По сути, духовный путь Седаковой и есть служение — здесь важно снятие привычного противопоставления между «поэзией» (исходно предполагающей искажение замысла и свободу от утилитарных мотивов) и «разумом» (подразумевающим в этой эссеистике путь социальной ответственности большого художника, который прямо и достойно, без истерического повышения тона говорит критическое, осуждающее слово о своем времени). Книга из тех, где ищешь ответы на многие сокровенные духовные вопросы, — и потому чтение ее дозированное, гомеопатическое. «Мне кажется, ничто так не ново сейчас, как тишина и серьезность», — говорит она в интервью 1999 года, по-блоковски осуждая разъедающую иронию. Но ведь это и о нашем времени.Ты приступаешь к вещи, может быть, не создавая того, с не совсем чистыми мотивами: лучший из них, скажем, перфекционистский, «создать нечто совершенное». Из худших — произвести впечатление, понравиться знатоку, овладеть читателем. Впрочем, любой заведомый мотив действия уже портит его. И вот в ходе общения с будущим текстом эти первичные мотивы исчезают, «цель убывает в пути» — и ты оказываешься, как герой волшебной сказки, перед задачей «иди туда не знаю куда, принеси то — не знаю что». Это и есть чистый мотив, или его отсутствие.
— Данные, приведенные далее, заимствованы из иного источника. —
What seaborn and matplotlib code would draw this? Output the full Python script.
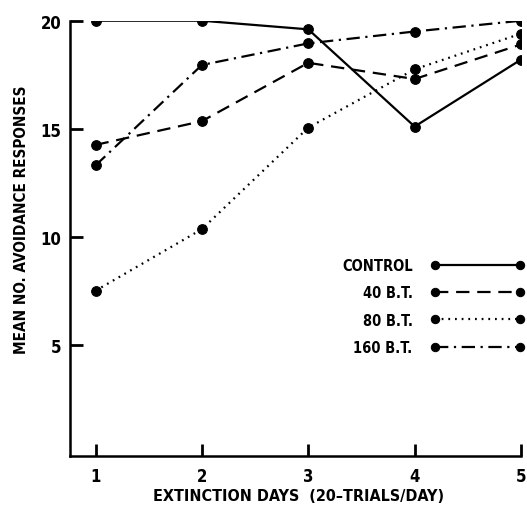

Остается только не бояться высокого слова «служение».
Борис Кутенков
1 Перечисление этих «столпов», перешедших и в наше время, см. в книге Валерия Шубинского «Игроки и игралища», вышедшей в «Новом литературном обозрении» в прошлом году: «Ясность и однозначность мысли, четко обозначенный лирический герой, без всякой двусмысленности и масочности, конкретность бытовых деталей, живой разговорный язык без поэтизмов, вульгаризмов и мало-мальски сложных культурных цитат — и т. д.»
2 Здесь можно говорить про объективность по отношению к подмечаемым тенденциям современного литературного процесса: см., например, недавнюю статью Сергея Баталова, где он осмысляет итоги критической полемики о противоборствующих векторах современной поэзии.